As more American consumers cut spending and put off major purchases, car inventories at dealerships are rising.
It’s been increasingly difficult even for consumers with excellent credit histories to get access to credit for a new car. But the government is making an effort to improve the availability of credit to credit-worthy consumers who want to go car shopping. The Obama administration is expanding funding available for retail auto loans by launching the Term Asset-Backed Securities Loan Facility. Under this plan, the Federal Reserve will help issue asset-backed securities to help consumers get auto loans, student loans, credit card loans, or small business loans.
For their part, automakers are offering to cover payments if a carbuyer loses her job. General Motors (Stock Quote: GM) and Ford (Stock Quote: F) are offering payment protection plans, plus special deals, financing and cash back. Korean automaker Hyundai's Assurance programs also allow consumers to return their cars if they experience financial hardship. For more information, check out MainStreet's rundown of the payment protection plans.
A Warranty Bailout
If you do buy a car now, there’s no need to worry about your warranty. The Obama administration says it will stand behind new cars made by GM or Chrysler. The federal government's warranty commitment program will help pay for repairs during the companies’ restructuring period.

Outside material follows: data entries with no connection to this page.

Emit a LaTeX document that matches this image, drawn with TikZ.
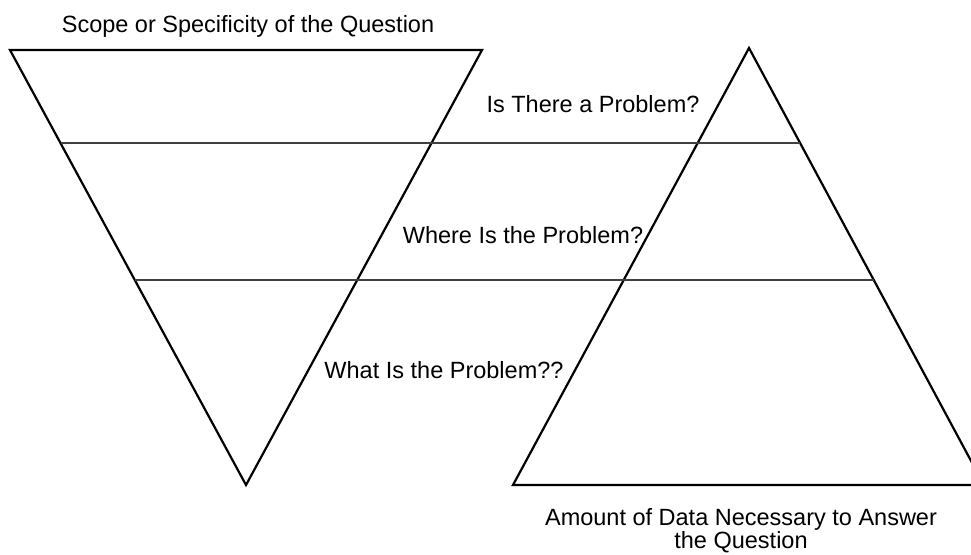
\documentclass[tikz,border=0pt]{standalone}
\usepackage{fontspec}
\setmainfont{Liberation Sans}
\begin{document}
\begin{tikzpicture}[x=1pt,y=-1pt,
  tri/.style={draw=black,line width=2.2pt,line join=miter},
  level/.style={draw=black!75,line width=1.5pt},
  lbl/.style={anchor=base,inner sep=0pt,font=\fontsize{23.5}{27}\selectfont}]
\useasboundingbox (0,0) rectangle (971,554);
\clip (0,0) rectangle (971,554);
% inverted triangle (scope)
\draw[tri] (10,50) -- (482,50) -- (246,485) -- cycle;
% upright triangle (data)
\draw[tri] (749,48) -- (984,485) -- (513,485) -- cycle;
% level lines
\coordinate (l1a) at (60.5,143);
\coordinate (l1b) at (800,143);
\coordinate (l2a) at (135,280);
\coordinate (l2b) at (873.5,280);
\draw[level] (l1a) -- (l1b);
\draw[level] (l2a) -- (l2b);
% labels
\node[lbl] (scope) at (248,32) {Scope or Specificity of the Question};
\node[lbl] (q1) at (593,112) {Is There a Problem?};
\node[lbl] (q2) at (523,243) {Where Is the Problem?};
\node[lbl] (q3) at (444,378) {What Is the Problem??};
\node[lbl] (amt1) at (741,525) {Amount of Data Necessary to Answer};
\node[lbl] (amt2) at (741,548.5) {the Question};
\end{tikzpicture}
\end{document}
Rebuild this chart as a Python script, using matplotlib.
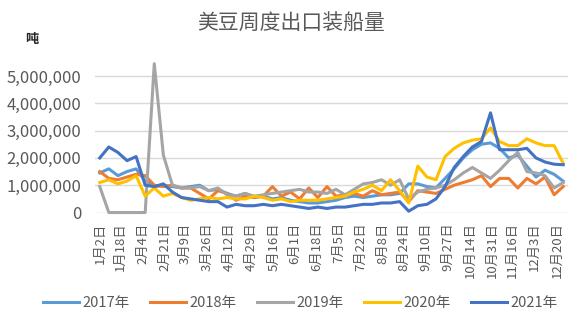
import matplotlib
matplotlib.use("Agg")
import matplotlib.pyplot as plt
import numpy as np
from matplotlib.ticker import FuncFormatter

plt.rcParams['font.family'] = ['Noto Sans CJK SC', 'DejaVu Sans']

# 周度数据(百万吨),每年52周,第一周为1月2日
years = ['2017年', '2018年', '2019年', '2020年', '2021年']
colors = ['#5B9BD5', '#ED7D31', '#A5A5A5', '#FFC000', '#4472C4']

y2017 = [1.45, 1.6, 1.35, 1.5, 1.6, 1.15, 0.95, 1.0, 0.95, 0.9, 0.95, 1.0, 0.8,
         0.85, 0.7, 0.6, 0.7, 0.55, 0.6, 0.5, 0.55, 0.45, 0.4, 0.35, 0.35, 0.4,
         0.45, 0.55, 0.6, 0.55, 0.6, 0.65, 0.65, 0.7, 1.05, 1.05, 0.95, 0.9,
         1.25, 1.6, 2.0, 2.3, 2.5, 2.55, 2.35, 2.0, 2.1, 1.7, 1.3, 1.55, 1.4, 1.15]
y2018 = [1.5, 1.25, 1.2, 1.3, 1.4, 1.35, 1.0, 0.95, 1.0, 0.9, 0.9, 0.7, 0.5,
         0.8, 0.7, 0.45, 0.6, 0.55, 0.6, 0.95, 0.6, 0.75, 0.5, 0.9, 0.55, 0.95,
         0.6, 0.65, 0.7, 0.6, 0.8, 0.65, 0.7, 0.75, 0.4, 0.8, 0.75, 0.7,
         0.85, 1.0, 1.1, 1.2, 1.35, 0.95, 1.25, 1.25, 0.9, 1.25, 1.05, 1.3, 0.65, 0.95]
y2019 = [0.95, 0, 0, 0, 0, 0, 5.45, 2.1, 1.0, 0.9, 0.9, 0.95, 0.8,
         0.9, 0.65, 0.6, 0.7, 0.6, 0.65, 0.7, 0.75, 0.8, 0.85, 0.75, 0.75, 0.7,
         0.85, 0.65, 0.85, 1.05, 1.1, 1.2, 1.0, 1.2, 0.5, 0.75, 0.85, 0.9,
         1.0, 1.2, 1.45, 1.65, 1.45, 1.25, 1.55, 1.9, 2.2, 1.5, 1.45, 1.35, 0.9, 1.1]
y2020 = [1.1, 1.2, 1.05, 1.15, 1.35, 0.6, 0.9, 0.6, 0.7, 0.55, 0.45, 0.5, 0.55,
         0.5, 0.55, 0.5, 0.5, 0.6, 0.55, 0.45, 0.5, 0.4, 0.45, 0.45, 0.45, 0.5,
         0.55, 0.6, 0.75, 0.85, 1.0, 0.8, 1.2, 0.8, 0.35, 1.7, 1.3, 1.2,
         2.05, 2.35, 2.55, 2.65, 2.7, 3.1, 2.6, 2.45, 2.45, 2.7, 2.55, 2.45, 2.45, 1.8]
y2021 = [2.0, 2.4, 2.2, 1.9, 2.05, 1.0, 0.95, 1.05, 0.75, 0.55, 0.5, 0.45, 0.4,
         0.4, 0.2, 0.3, 0.25, 0.25, 0.3, 0.25, 0.3, 0.25, 0.2, 0.15, 0.2, 0.15,
         0.2, 0.2, 0.25, 0.3, 0.3, 0.35, 0.35, 0.4, 0.05, 0.25, 0.3, 0.5,
         0.95, 1.65, 2.05, 2.4, 2.6, 3.65, 2.3, 2.3, 2.3, 2.35, 2.0, 1.85, 1.77, 1.75]
series = [y2017, y2018, y2019, y2020, y2021]

tick_labels = ['1月2日', '1月18日', '2月4日', '2月21日', '3月9日', '3月26日', '4月12日',
               '4月29日', '5月16日', '6月1日', '6月18日', '7月5日', '7月22日', '8月8日',
               '8月24日', '9月10日', '9月27日', '10月14日', '10月31日', '11月16日',
               '12月3日', '12月20日']

month_start = np.cumsum([0, 31, 28, 31, 30, 31, 30, 31, 31, 30, 31, 30])


def day_of_year(label):
    m, d = label.replace('日', '').split('月')
    return month_start[int(m) - 1] + int(d)


tick_pos = [day_of_year(t) for t in tick_labels]
days = 2 + 7 * np.arange(52)

fig = plt.figure(figsize=(5.77, 3.28), dpi=100)
ax = fig.add_axes([0.165, 0.352, 0.819, 0.458])

for vals, c, name in zip(series, colors, years):
    ax.plot(days, np.array(vals) * 1e6, color=c, lw=2.2, label=name,
            solid_joinstyle='round', clip_on=False)

ax.set_xlim(-1.5, 362.5)
ax.set_ylim(0, 5.5e6)
ax.set_yticks(np.arange(0, 5.01e6, 1e6))
ax.yaxis.set_major_formatter(FuncFormatter(lambda v, p: '{:,.0f}'.format(v)))
ax.set_xticks(tick_pos)
ax.set_xticklabels(tick_labels, rotation=90)
ax.tick_params(axis='x', length=0, pad=7, labelsize=9.5, colors='#595959')
ax.tick_params(axis='y', length=0, pad=10, labelsize=12, colors='#595959')
ax.grid(axis='y', color='#D9D9D9', lw=1)
ax.set_axisbelow(True)
for s in ax.spines.values():
    s.set_visible(False)

fig.text(0.505, 0.93, '美豆周度出口装船量', ha='center', va='center',
         fontsize=15, color='#595959')
fig.text(0.055, 0.88, '吨', ha='center', va='center', fontsize=9.5,
         fontweight='bold', color='#262626')

fig.legend(loc='center', bbox_to_anchor=(0.52, 0.075), ncol=5, frameon=False,
           fontsize=10.5, handlelength=2.5, handletextpad=0.2,
           columnspacing=1.4, labelcolor='#595959')

fig.savefig('out.png', dpi=100)
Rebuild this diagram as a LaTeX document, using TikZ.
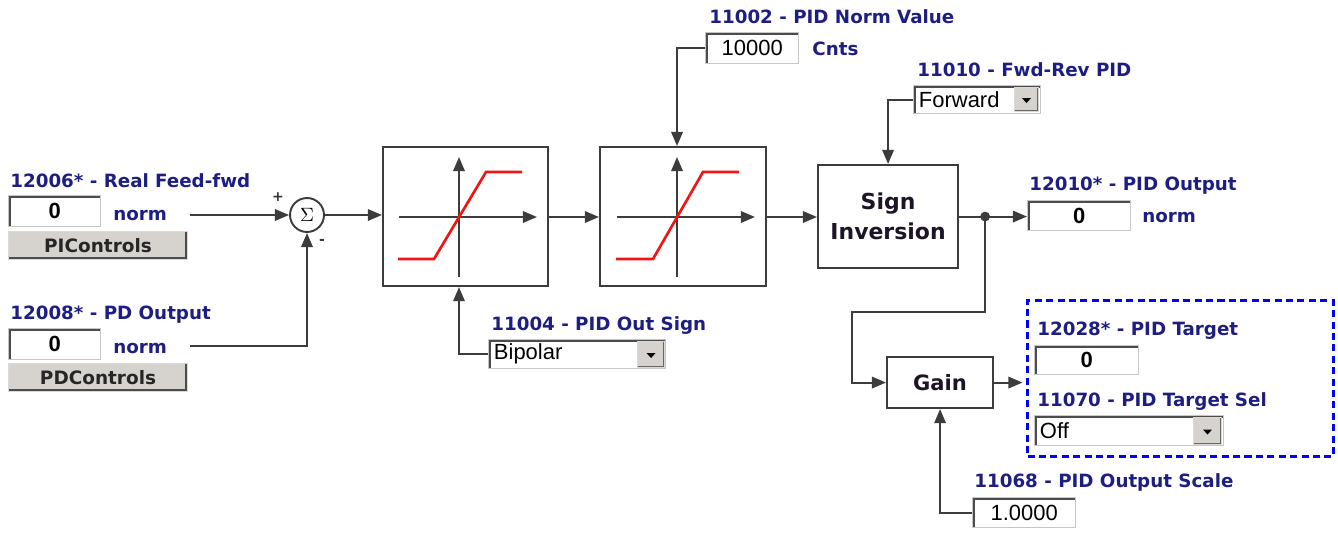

“Consumers thinking about buying a GM car and workers and communities that depend on this iconic American company should have confidence that GM can and will come out of this crisis as a stronger, leaner and more competitive car company,” according to President Obama’s plan.
Dealerships Dying Off
Despite these initiatives, car dealerships are closing at an alarming rate. 881 dealerships closed in 2008, according to Detroit-based market research firm Urban Science, compared with only 341 dealership closings five years ago. The five states with the largest decline in number of dealerships were Rhode Island, California, Massachusetts, Minnesota and Connecticut, says Mitch Phillips, a director at the firm.
If a local dealership is about to close, you may actually be able to score a great deal if they’re looking to sell off their inventory instead of returning the cars to the manufacturer. And if you’ve already bought a car and your local dealership closes, you should still be able to go to other dealerships for maintenance.